# SET TASK
Print exactly the lines from the first one down to the line that contains "const fmtR = v", both included, and skip the pictures.

# TASK DATA
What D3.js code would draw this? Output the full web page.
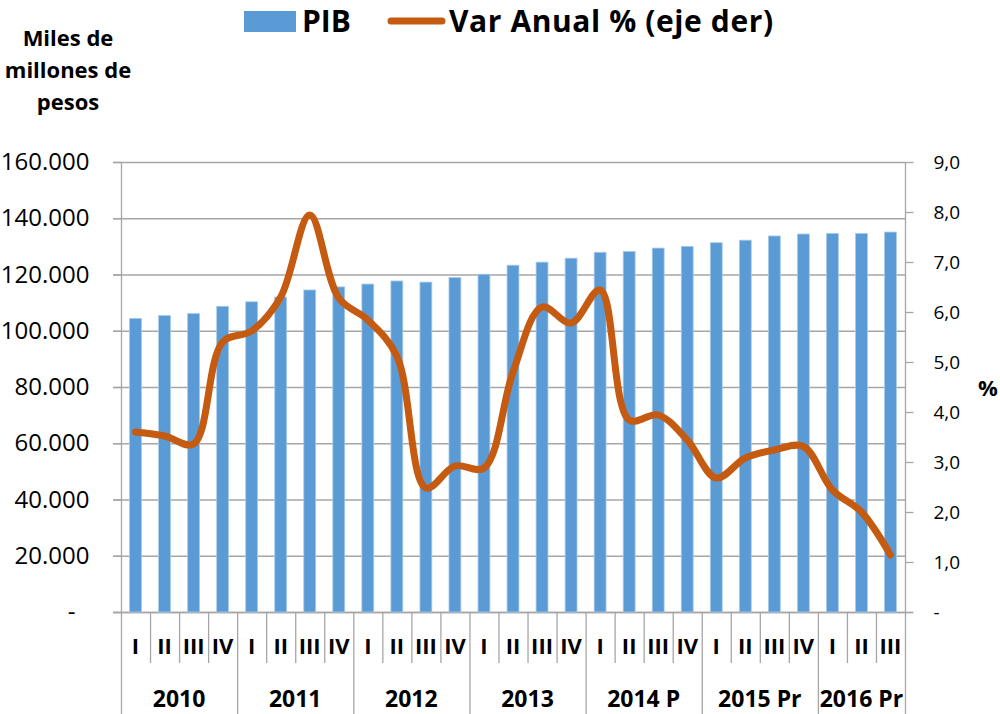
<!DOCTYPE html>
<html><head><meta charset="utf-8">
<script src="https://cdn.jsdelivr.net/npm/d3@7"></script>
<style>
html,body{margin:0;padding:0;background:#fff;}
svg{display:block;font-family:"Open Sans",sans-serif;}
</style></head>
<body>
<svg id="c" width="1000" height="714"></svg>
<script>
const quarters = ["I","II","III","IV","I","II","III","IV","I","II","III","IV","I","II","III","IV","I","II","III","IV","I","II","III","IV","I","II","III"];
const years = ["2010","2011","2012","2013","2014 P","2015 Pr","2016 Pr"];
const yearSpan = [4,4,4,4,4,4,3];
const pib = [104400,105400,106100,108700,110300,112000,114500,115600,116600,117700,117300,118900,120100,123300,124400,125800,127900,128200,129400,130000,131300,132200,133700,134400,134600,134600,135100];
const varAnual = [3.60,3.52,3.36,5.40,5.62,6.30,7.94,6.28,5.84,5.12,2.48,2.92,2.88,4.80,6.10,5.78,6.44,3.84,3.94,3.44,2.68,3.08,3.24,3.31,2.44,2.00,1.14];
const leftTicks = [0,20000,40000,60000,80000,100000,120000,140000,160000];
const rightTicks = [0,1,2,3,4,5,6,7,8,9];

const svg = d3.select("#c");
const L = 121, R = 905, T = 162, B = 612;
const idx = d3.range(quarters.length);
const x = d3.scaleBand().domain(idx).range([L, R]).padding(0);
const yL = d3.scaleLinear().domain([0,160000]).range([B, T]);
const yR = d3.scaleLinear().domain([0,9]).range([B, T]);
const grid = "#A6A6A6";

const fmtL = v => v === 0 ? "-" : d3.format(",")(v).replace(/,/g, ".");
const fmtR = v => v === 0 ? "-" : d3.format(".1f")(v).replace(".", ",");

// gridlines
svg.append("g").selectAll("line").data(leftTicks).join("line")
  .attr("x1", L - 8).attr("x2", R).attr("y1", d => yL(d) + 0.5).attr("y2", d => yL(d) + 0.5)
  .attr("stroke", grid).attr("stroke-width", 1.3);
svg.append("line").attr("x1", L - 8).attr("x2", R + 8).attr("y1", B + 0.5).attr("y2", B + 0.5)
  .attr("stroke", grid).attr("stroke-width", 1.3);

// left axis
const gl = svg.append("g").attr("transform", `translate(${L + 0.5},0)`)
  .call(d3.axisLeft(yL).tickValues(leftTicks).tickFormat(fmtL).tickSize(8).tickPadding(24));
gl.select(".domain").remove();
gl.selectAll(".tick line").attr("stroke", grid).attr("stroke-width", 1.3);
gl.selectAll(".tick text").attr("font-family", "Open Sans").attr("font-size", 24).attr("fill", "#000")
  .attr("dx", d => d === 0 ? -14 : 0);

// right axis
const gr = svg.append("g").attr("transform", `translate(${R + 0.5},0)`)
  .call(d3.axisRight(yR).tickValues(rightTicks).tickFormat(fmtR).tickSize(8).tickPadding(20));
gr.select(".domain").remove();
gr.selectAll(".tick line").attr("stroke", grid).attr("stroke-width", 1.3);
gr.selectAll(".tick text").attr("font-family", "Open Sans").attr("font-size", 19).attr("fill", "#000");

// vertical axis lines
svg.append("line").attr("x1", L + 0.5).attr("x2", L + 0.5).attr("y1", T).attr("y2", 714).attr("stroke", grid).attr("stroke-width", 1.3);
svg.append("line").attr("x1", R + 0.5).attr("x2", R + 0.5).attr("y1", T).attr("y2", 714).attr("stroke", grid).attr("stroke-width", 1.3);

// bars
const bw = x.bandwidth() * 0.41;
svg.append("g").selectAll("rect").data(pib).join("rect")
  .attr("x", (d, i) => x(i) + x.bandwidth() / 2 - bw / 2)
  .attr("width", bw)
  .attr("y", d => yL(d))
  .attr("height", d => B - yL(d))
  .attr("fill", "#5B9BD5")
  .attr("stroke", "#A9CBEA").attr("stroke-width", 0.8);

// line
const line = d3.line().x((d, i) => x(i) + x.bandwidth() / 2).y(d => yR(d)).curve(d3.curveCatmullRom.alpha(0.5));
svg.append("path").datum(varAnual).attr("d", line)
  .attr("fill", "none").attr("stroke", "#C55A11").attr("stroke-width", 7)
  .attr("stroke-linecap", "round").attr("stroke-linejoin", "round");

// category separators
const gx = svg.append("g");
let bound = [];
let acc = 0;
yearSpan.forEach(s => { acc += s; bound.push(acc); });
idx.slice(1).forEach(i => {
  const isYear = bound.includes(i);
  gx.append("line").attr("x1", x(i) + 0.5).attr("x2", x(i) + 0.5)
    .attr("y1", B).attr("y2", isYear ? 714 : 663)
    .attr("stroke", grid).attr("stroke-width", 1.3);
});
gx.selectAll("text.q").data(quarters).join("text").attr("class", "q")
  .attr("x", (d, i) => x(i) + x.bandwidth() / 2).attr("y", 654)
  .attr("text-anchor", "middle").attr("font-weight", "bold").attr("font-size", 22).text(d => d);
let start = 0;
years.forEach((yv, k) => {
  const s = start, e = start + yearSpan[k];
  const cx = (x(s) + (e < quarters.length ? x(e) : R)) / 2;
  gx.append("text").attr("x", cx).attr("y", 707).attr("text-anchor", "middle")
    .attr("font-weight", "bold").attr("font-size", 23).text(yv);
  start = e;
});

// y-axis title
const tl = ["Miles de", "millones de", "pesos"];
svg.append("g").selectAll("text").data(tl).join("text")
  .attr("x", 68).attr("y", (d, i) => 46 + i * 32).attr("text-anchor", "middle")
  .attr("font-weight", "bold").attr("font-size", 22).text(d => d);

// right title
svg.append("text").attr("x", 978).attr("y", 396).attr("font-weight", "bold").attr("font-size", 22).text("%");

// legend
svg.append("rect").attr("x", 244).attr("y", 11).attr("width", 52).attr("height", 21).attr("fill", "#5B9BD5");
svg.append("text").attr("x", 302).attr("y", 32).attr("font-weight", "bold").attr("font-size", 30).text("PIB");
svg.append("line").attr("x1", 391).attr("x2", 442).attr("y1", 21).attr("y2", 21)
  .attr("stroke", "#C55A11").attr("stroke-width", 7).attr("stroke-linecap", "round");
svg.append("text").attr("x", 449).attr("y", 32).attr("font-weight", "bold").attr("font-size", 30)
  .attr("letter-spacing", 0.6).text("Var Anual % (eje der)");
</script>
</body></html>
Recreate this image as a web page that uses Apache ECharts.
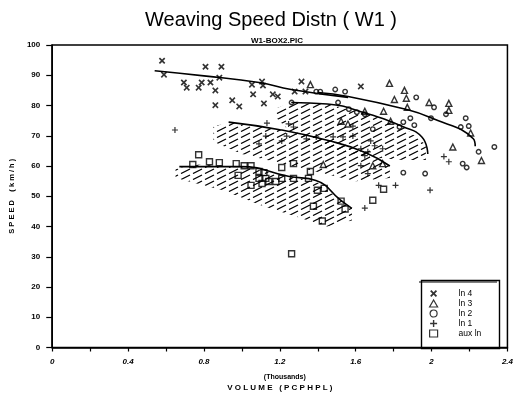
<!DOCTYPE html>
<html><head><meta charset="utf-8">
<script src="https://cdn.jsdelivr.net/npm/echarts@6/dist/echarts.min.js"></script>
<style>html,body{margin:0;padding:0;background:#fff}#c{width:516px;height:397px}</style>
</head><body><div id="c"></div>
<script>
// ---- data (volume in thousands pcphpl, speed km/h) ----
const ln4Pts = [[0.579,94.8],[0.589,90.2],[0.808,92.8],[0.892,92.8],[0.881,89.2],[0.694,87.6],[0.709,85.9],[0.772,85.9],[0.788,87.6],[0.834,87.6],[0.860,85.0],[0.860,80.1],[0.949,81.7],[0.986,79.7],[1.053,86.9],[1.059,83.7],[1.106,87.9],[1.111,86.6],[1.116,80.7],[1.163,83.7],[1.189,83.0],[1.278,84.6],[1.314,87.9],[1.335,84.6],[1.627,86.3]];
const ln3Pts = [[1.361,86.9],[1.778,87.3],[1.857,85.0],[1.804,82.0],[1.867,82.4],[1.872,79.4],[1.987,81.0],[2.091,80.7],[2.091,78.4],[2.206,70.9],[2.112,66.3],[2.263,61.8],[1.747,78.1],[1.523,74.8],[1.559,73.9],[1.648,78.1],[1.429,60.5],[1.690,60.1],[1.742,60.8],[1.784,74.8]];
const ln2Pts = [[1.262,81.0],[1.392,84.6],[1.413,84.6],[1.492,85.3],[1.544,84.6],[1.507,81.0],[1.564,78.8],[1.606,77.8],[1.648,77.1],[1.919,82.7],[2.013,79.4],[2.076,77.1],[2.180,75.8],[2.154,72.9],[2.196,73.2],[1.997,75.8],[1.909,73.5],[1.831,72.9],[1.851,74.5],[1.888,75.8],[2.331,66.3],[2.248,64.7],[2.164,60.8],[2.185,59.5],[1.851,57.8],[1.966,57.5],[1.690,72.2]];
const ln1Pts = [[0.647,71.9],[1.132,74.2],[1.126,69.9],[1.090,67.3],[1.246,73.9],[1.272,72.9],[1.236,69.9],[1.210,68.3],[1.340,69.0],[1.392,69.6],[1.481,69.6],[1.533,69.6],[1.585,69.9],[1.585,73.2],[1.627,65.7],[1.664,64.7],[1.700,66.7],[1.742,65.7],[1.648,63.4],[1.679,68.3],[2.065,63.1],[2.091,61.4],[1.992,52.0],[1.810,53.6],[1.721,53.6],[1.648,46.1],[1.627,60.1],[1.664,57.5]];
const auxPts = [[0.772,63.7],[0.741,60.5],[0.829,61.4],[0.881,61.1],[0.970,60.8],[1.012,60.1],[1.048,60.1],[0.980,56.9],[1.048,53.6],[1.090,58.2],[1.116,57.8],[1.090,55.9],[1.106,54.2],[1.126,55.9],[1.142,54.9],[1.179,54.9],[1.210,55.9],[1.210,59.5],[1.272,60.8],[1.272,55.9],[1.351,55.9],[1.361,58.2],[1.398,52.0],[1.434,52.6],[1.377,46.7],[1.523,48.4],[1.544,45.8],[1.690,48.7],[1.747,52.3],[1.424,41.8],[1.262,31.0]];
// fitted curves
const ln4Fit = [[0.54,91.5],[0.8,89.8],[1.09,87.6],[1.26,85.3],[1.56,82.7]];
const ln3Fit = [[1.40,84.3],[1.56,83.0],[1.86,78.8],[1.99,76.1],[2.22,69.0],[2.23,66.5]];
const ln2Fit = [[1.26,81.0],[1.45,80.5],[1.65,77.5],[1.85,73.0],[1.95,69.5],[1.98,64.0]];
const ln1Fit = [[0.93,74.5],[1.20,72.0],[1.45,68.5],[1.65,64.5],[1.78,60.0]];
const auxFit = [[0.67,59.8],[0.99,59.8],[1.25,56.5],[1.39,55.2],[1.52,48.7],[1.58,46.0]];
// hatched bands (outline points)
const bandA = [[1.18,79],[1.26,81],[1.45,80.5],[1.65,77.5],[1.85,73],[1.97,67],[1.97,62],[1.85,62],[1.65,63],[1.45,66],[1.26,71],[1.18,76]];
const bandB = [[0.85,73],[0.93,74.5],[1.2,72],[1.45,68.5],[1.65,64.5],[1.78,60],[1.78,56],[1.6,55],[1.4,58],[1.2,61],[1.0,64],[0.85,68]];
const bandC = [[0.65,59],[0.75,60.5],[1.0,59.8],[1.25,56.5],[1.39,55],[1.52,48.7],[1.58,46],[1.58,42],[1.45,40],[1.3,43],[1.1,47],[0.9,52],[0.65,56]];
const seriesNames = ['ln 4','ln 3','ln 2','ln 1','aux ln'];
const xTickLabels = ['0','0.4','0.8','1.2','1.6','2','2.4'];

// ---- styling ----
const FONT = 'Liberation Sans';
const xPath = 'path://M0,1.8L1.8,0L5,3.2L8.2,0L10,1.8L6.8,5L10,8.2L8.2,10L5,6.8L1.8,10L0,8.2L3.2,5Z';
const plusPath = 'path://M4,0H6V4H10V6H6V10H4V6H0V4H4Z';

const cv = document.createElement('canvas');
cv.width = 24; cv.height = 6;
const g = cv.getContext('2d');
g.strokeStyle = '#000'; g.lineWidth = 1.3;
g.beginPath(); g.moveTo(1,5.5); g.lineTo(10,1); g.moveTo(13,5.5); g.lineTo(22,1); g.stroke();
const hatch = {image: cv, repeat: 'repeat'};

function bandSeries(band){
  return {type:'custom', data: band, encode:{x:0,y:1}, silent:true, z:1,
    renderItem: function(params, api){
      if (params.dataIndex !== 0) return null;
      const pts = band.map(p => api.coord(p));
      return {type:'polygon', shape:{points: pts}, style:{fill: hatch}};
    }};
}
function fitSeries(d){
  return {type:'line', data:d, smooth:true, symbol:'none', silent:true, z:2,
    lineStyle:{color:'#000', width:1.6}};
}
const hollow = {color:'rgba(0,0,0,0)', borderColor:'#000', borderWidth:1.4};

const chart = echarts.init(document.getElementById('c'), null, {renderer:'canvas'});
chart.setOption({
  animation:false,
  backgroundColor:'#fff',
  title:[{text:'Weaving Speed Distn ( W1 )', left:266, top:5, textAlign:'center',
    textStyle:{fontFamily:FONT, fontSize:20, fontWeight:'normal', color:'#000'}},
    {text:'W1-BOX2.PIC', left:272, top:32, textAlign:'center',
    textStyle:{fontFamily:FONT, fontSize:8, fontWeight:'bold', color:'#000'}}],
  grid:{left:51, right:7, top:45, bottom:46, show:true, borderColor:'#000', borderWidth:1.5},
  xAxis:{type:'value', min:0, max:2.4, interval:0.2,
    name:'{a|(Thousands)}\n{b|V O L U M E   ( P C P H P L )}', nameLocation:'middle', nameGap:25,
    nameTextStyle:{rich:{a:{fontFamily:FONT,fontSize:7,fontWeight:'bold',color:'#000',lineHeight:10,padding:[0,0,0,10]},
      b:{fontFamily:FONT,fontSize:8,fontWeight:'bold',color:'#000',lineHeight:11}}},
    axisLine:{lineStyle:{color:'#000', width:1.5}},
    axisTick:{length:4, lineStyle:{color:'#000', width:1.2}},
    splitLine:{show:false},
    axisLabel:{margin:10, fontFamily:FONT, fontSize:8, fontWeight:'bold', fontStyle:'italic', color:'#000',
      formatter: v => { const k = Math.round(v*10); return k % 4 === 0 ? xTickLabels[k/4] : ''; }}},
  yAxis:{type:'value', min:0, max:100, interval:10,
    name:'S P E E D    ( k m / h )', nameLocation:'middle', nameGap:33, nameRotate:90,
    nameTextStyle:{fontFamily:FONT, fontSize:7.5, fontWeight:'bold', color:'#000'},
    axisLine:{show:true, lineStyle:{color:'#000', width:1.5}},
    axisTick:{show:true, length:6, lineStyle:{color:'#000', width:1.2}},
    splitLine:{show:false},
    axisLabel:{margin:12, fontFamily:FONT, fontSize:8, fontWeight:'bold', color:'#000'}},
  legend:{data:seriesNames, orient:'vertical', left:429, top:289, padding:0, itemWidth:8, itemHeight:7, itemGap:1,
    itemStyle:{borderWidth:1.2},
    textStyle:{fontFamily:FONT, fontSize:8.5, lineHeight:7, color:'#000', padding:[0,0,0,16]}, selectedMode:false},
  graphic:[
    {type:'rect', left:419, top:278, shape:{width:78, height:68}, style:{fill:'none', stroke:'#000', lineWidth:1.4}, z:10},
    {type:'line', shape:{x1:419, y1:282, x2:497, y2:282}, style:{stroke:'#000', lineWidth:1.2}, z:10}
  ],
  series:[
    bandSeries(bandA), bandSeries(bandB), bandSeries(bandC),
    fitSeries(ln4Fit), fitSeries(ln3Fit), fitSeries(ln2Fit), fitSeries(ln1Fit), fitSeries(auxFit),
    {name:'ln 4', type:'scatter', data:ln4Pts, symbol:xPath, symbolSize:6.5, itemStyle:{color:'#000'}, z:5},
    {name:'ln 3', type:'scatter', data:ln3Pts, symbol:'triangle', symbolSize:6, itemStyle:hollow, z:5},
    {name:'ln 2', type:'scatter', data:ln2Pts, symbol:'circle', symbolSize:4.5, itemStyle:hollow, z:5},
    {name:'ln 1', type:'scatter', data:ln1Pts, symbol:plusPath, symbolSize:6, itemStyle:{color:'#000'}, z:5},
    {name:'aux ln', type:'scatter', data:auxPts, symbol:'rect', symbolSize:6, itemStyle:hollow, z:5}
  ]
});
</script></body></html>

# FINISHED TASK
What D3.js code would draw this? Output the full web page.
<!DOCTYPE html>
<html><head><meta charset="utf-8">
<script src="https://cdn.jsdelivr.net/npm/d3@7"></script>
<style>
html,body{margin:0;padding:0;background:#fff;}
svg{display:block;font-family:"Open Sans",sans-serif;}
</style></head>
<body>
<svg id="c" width="1000" height="714"></svg>
<script>
const quarters = ["I","II","III","IV","I","II","III","IV","I","II","III","IV","I","II","III","IV","I","II","III","IV","I","II","III","IV","I","II","III"];
const years = ["2010","2011","2012","2013","2014 P","2015 Pr","2016 Pr"];
const yearSpan = [4,4,4,4,4,4,3];
const pib = [104400,105400,106100,108700,110300,112000,114500,115600,116600,117700,117300,118900,120100,123300,124400,125800,127900,128200,129400,130000,131300,132200,133700,134400,134600,134600,135100];
const varAnual = [3.60,3.52,3.36,5.40,5.62,6.30,7.94,6.28,5.84,5.12,2.48,2.92,2.88,4.80,6.10,5.78,6.44,3.84,3.94,3.44,2.68,3.08,3.24,3.31,2.44,2.00,1.14];
const leftTicks = [0,20000,40000,60000,80000,100000,120000,140000,160000];
const rightTicks = [0,1,2,3,4,5,6,7,8,9];

const svg = d3.select("#c");
const L = 121, R = 905, T = 162, B = 612;
const idx = d3.range(quarters.length);
const x = d3.scaleBand().domain(idx).range([L, R]).padding(0);
const yL = d3.scaleLinear().domain([0,160000]).range([B, T]);
const yR = d3.scaleLinear().domain([0,9]).range([B, T]);
const grid = "#A6A6A6";

const fmtL = v => v === 0 ? "-" : d3.format(",")(v).replace(/,/g, ".");
const fmtR = v => v === 0 ? "-" : d3.format(".1f")(v).replace(".", ",");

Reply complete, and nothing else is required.